Clark first became Kris Kringle 22 years ago, when he visited Junior Gresham’s family in Dora on the invitation of Gresham and his wife.

“And it went on from there,” Clark said.

Since then, he has played Santa at family and company parties and for the Mayor’s Christmas Tree toy drive. He said he’s given away gifts as exotic as a diamond ring and a Cadillac on behalf of the recipient’s family.

Clark estimates that it was five or six years before his own children recognized his voice and face behind the makeup. Now, at ages 8 and 11, they play along and tell the other children he really is Santa.

Still, some children recognize him and call him Santa even without the suit.

Rush stepped into a Santa suit when a childhood acquaintance and Altrusa member Micah Thompson persuaded him to play the jolly old elf at Reading Is Fundamental parties around the county.

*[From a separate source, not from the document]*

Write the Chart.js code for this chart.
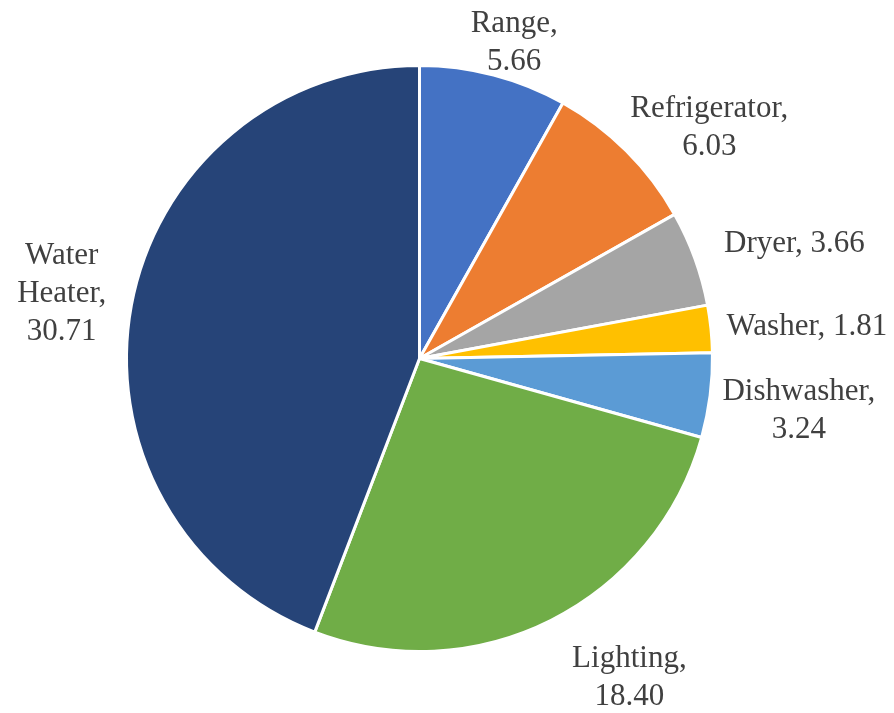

Wearing a Santa suit borrowed from Donita Privett of Times Remembered Photography, he appears two or three times a year and annually poses with his niece and three nephews for Christmas photos.

Last year, Rush said, his sister asked her then 3-year-old son, Jarett, who brought him his Christmas presents. The boy replied that his uncle had, but his mother told him it was Santa.

Clark said he often suggests something, maybe something silly, when children tell him they don’t know what they want for Christmas.

During a recent Christmas party, he suggested wanting a horse to a co-worker’s 3-year-old son. Now the boy is asking his mother for one.

“So she’s kind of perturbed at me about that,” he said.

Rush said he visited his mother’s Dora third-grade class as Santa one year and told one of the students, Dalton Privett, he knew who the boy’s parents were. When Rush named them, Dalton turned to the child sitting next to him and said, “Whoa. This is getting weird.”

Clark recalls another time when he was pulled over while in his Santa suit. Because the suit has no pockets, he didn’t have his identification.

The deputy spoke with him, figured out who he was and let him go with a warning to slow down.

Clark still remembers the surprised “holy cow” look on the deputy’s face when he first looked into the vehicle.

“Everyone believes in Santa a little bit somewhere,” Clark said. “They have to.”